Rakhine State Education Department Instructs Staff to Return to Duty

By Htun Htun 13 September 2017

NAYPYITAW — The Rakhine State Education Department has instructed education staff who have fled violence in the state to go back to their concerned duties in Maungdaw, Buthidaung and Rathedaung townships by September 17.

The instruction said action would be taken against those who fail to return to their positions by that date, according to the code of conduct for civil servants.

“We asked them to go back because it is safe now. They may choose to resign if they don’t want to return,” U Aung Kyaw Tun, chief of the Rakhine State Education Department, told The Irrawaddy.

Schools have been temporarily closed since violence broke out on Aug. 25, and locals and teachers have fled to urban areas.

U Tun Hla Sein, a lawmaker in Rakhine State Parliament, said he still does not know how schools will reopen at this time, as they are being used as shelters for displaced persons.

“I think only schools in urban areas can be reopened. It will be impossible in rural areas due to security concerns. Government staff will be scared,” U Tun Hla Sein told The Irrawaddy.

Locals suggest that it would be better to open temporary classrooms at camps because in some cases, entire villages have fled their homes.

One such village is Nan Tha Taung, where some 500 villagers are taking shelter at Myoma Monastery in Maungdaw.

“It will be difficult to reopen schools in our village,” said the abbot of the Nan Tha Taung village monastery.

The State Education Department has also instructed the township education departments to make daily reports on the return of teachers and education staff.

The government also encouraged local residents to return to their villages in Maungdaw and Buthidaung townships.

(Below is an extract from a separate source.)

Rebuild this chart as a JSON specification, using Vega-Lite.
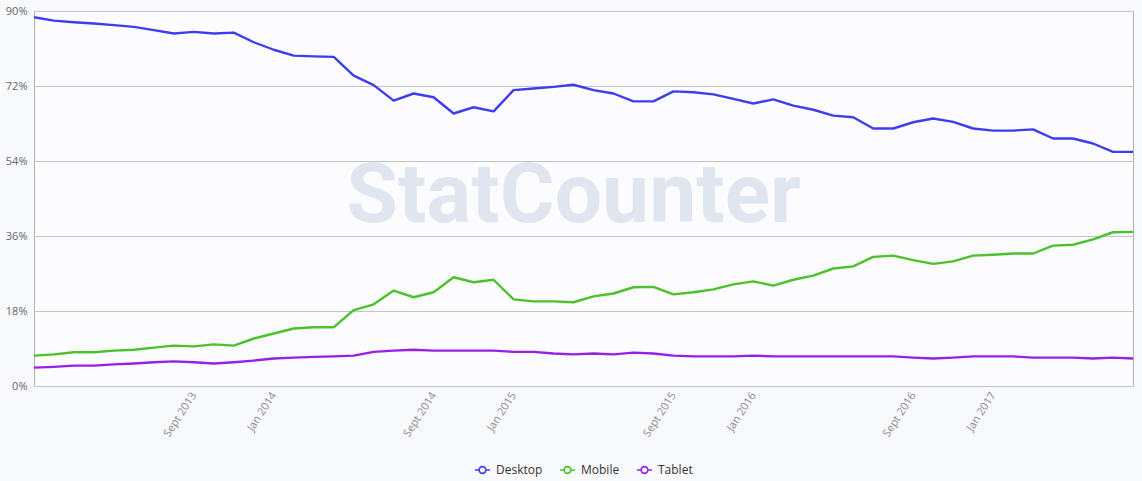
{
  "$schema": "https://vega.github.io/schema/vega-lite/v6.json",
  "width": 1099,
  "height": 375,
  "autosize": "none",
  "padding": {"left": 34, "top": 11, "right": 9, "bottom": 95},
  "background": "#f8f9fc",
  "config": {
    "view": {"stroke": "#b0b0b0", "strokeWidth": 1, "fill": "#fcfcfe"},
    "font": "Open Sans"
  },
  "data": {
    "values": [
      {"month": "2013-01", "Desktop": 88.5, "Mobile": 7.3, "Tablet": 4.4},
      {"month": "2013-02", "Desktop": 87.7, "Mobile": 7.6, "Tablet": 4.6},
      {"month": "2013-03", "Desktop": 87.3, "Mobile": 8.1, "Tablet": 4.9},
      {"month": "2013-04", "Desktop": 87.0, "Mobile": 8.1, "Tablet": 4.9},
      {"month": "2013-05", "Desktop": 86.6, "Mobile": 8.5, "Tablet": 5.2},
      {"month": "2013-06", "Desktop": 86.2, "Mobile": 8.7, "Tablet": 5.4},
      {"month": "2013-07", "Desktop": 85.4, "Mobile": 9.2, "Tablet": 5.7},
      {"month": "2013-08", "Desktop": 84.6, "Mobile": 9.7, "Tablet": 5.9},
      {"month": "2013-09", "Desktop": 85.0, "Mobile": 9.5, "Tablet": 5.7},
      {"month": "2013-10", "Desktop": 84.6, "Mobile": 10.0, "Tablet": 5.4},
      {"month": "2013-11", "Desktop": 84.8, "Mobile": 9.7, "Tablet": 5.7},
      {"month": "2013-12", "Desktop": 82.5, "Mobile": 11.4, "Tablet": 6.1},
      {"month": "2014-01", "Desktop": 80.7, "Mobile": 12.6, "Tablet": 6.6},
      {"month": "2014-02", "Desktop": 79.3, "Mobile": 13.8, "Tablet": 6.8},
      {"month": "2014-03", "Desktop": 79.1, "Mobile": 14.1, "Tablet": 7.0},
      {"month": "2014-04", "Desktop": 79.0, "Mobile": 14.1, "Tablet": 7.1},
      {"month": "2014-05", "Desktop": 74.5, "Mobile": 18.2, "Tablet": 7.3},
      {"month": "2014-06", "Desktop": 72.2, "Mobile": 19.6, "Tablet": 8.2},
      {"month": "2014-07", "Desktop": 68.5, "Mobile": 22.9, "Tablet": 8.5},
      {"month": "2014-08", "Desktop": 70.2, "Mobile": 21.3, "Tablet": 8.7},
      {"month": "2014-09", "Desktop": 69.3, "Mobile": 22.5, "Tablet": 8.5},
      {"month": "2014-10", "Desktop": 65.4, "Mobile": 26.1, "Tablet": 8.5},
      {"month": "2014-11", "Desktop": 66.9, "Mobile": 24.9, "Tablet": 8.5},
      {"month": "2014-12", "Desktop": 65.9, "Mobile": 25.5, "Tablet": 8.5},
      {"month": "2015-01", "Desktop": 71.0, "Mobile": 20.8, "Tablet": 8.2},
      {"month": "2015-02", "Desktop": 71.4, "Mobile": 20.3, "Tablet": 8.2},
      {"month": "2015-03", "Desktop": 71.8, "Mobile": 20.3, "Tablet": 7.8},
      {"month": "2015-04", "Desktop": 72.3, "Mobile": 20.1, "Tablet": 7.6},
      {"month": "2015-05", "Desktop": 71.0, "Mobile": 21.5, "Tablet": 7.8},
      {"month": "2015-06", "Desktop": 70.2, "Mobile": 22.2, "Tablet": 7.6},
      {"month": "2015-07", "Desktop": 68.3, "Mobile": 23.7, "Tablet": 8.0},
      {"month": "2015-08", "Desktop": 68.3, "Mobile": 23.8, "Tablet": 7.8},
      {"month": "2015-09", "Desktop": 70.7, "Mobile": 22.0, "Tablet": 7.3},
      {"month": "2015-10", "Desktop": 70.5, "Mobile": 22.5, "Tablet": 7.1},
      {"month": "2015-11", "Desktop": 70.0, "Mobile": 23.2, "Tablet": 7.1},
      {"month": "2015-12", "Desktop": 68.9, "Mobile": 24.4, "Tablet": 7.1},
      {"month": "2016-01", "Desktop": 67.8, "Mobile": 25.1, "Tablet": 7.3},
      {"month": "2016-02", "Desktop": 68.8, "Mobile": 24.1, "Tablet": 7.1},
      {"month": "2016-03", "Desktop": 67.3, "Mobile": 25.5, "Tablet": 7.1},
      {"month": "2016-04", "Desktop": 66.3, "Mobile": 26.5, "Tablet": 7.1},
      {"month": "2016-05", "Desktop": 64.9, "Mobile": 28.2, "Tablet": 7.1},
      {"month": "2016-06", "Desktop": 64.5, "Mobile": 28.7, "Tablet": 7.1},
      {"month": "2016-07", "Desktop": 61.8, "Mobile": 31.0, "Tablet": 7.1},
      {"month": "2016-08", "Desktop": 61.8, "Mobile": 31.3, "Tablet": 7.1},
      {"month": "2016-09", "Desktop": 63.3, "Mobile": 30.2, "Tablet": 6.8},
      {"month": "2016-10", "Desktop": 64.2, "Mobile": 29.3, "Tablet": 6.6},
      {"month": "2016-11", "Desktop": 63.4, "Mobile": 29.9, "Tablet": 6.8},
      {"month": "2016-12", "Desktop": 61.8, "Mobile": 31.3, "Tablet": 7.1},
      {"month": "2017-01", "Desktop": 61.3, "Mobile": 31.5, "Tablet": 7.1},
      {"month": "2017-02", "Desktop": 61.3, "Mobile": 31.8, "Tablet": 7.1},
      {"month": "2017-03", "Desktop": 61.6, "Mobile": 31.8, "Tablet": 6.8},
      {"month": "2017-04", "Desktop": 59.4, "Mobile": 33.7, "Tablet": 6.8},
      {"month": "2017-05", "Desktop": 59.4, "Mobile": 33.9, "Tablet": 6.8},
      {"month": "2017-06", "Desktop": 58.2, "Mobile": 35.2, "Tablet": 6.6},
      {"month": "2017-07", "Desktop": 56.2, "Mobile": 36.9, "Tablet": 6.8},
      {"month": "2017-08", "Desktop": 56.2, "Mobile": 37.0, "Tablet": 6.6}
    ]
  },
  "encoding": {
    "x": {
      "field": "month",
      "type": "ordinal",
      "sort": "ascending",
      "scale": {"type": "point", "padding": 0},
      "axis": {
        "title": null,
        "values": ["2013-09", "2014-01", "2014-09", "2015-01", "2015-09", "2016-01", "2016-09", "2017-01"],
        "labelExpr": "(substring(datum.value, 5) == '09' ? 'Sept ' : 'Jan ') + substring(datum.value, 0, 4)",
        "labelAngle": -57,
        "labelPadding": 7,
        "labelFont": "Open Sans",
        "labelFontSize": 11,
        "labelColor": "#8a8a8a",
        "ticks": false,
        "domain": false,
        "grid": false
      }
    },
    "y": {
      "type": "quantitative",
      "scale": {"domain": [0, 90], "nice": false, "zero": true},
      "axis": {
        "title": null,
        "values": [0, 18, 36, 54, 72, 90],
        "labelExpr": "datum.value + '%'",
        "labelFont": "Open Sans",
        "labelFontSize": 11,
        "labelColor": "#666666",
        "labelPadding": 7,
        "ticks": false,
        "domain": false,
        "grid": true,
        "gridColor": "#c4c4c4",
        "gridWidth": 1
      }
    }
  },
  "layer": [
    {
      "data": {"values": [{"wm": "StatCounter"}]},
      "mark": {
        "type": "text",
        "font": "Roboto",
        "fontWeight": "bold",
        "fontSize": 84,
        "align": "center",
        "baseline": "alphabetic",
        "color": "#dfe6f0"
      },
      "encoding": {
        "x": {"datum": "2015-04"},
        "y": {"datum": 39.4},
        "text": {"field": "wm"}
      }
    },
    {
      "transform": [{"fold": ["Desktop", "Mobile", "Tablet"], "as": ["platform", "share"]}],
      "mark": {"type": "line", "strokeWidth": 2.4, "strokeJoin": "round"},
      "encoding": {
        "y": {"field": "share", "type": "quantitative"},
        "color": {
          "field": "platform",
          "type": "nominal",
          "scale": {"domain": ["Desktop", "Mobile", "Tablet"], "range": ["#3d3df0", "#4bc22b", "#9a1fe6"]},
          "legend": {
            "title": null,
            "orient": "none",
            "legendX": 440,
            "legendY": 450,
            "direction": "horizontal",
            "symbolType": "M-1,0L-0.45,0M0.45,0L1,0M0.45,0A0.45,0.45,0,1,1,-0.45,0A0.45,0.45,0,1,1,0.45,0Z",
            "symbolSize": 225,
            "symbolStrokeWidth": 1.6,
            "symbolFillColor": "transparent",
            "labelFont": "Open Sans",
            "labelFontSize": 12,
            "labelColor": "#333333",
            "labelOffset": 5,
            "columnPadding": 13
          }
        }
      }
    }
  ]
}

On Tuesday, 1,472 people taking temporary shelter at relief camps in Kyein Chaung, Taung Pyo Let We, Nga Kyitauk and Inndin villages and Wakhot Chaung battalion, returned home escorted by Myanmar Army troops.

The government’s Information Committee and the Office of the Commander-in-Chief said locals returned home as “peace and security had been restored” following security operations in the region.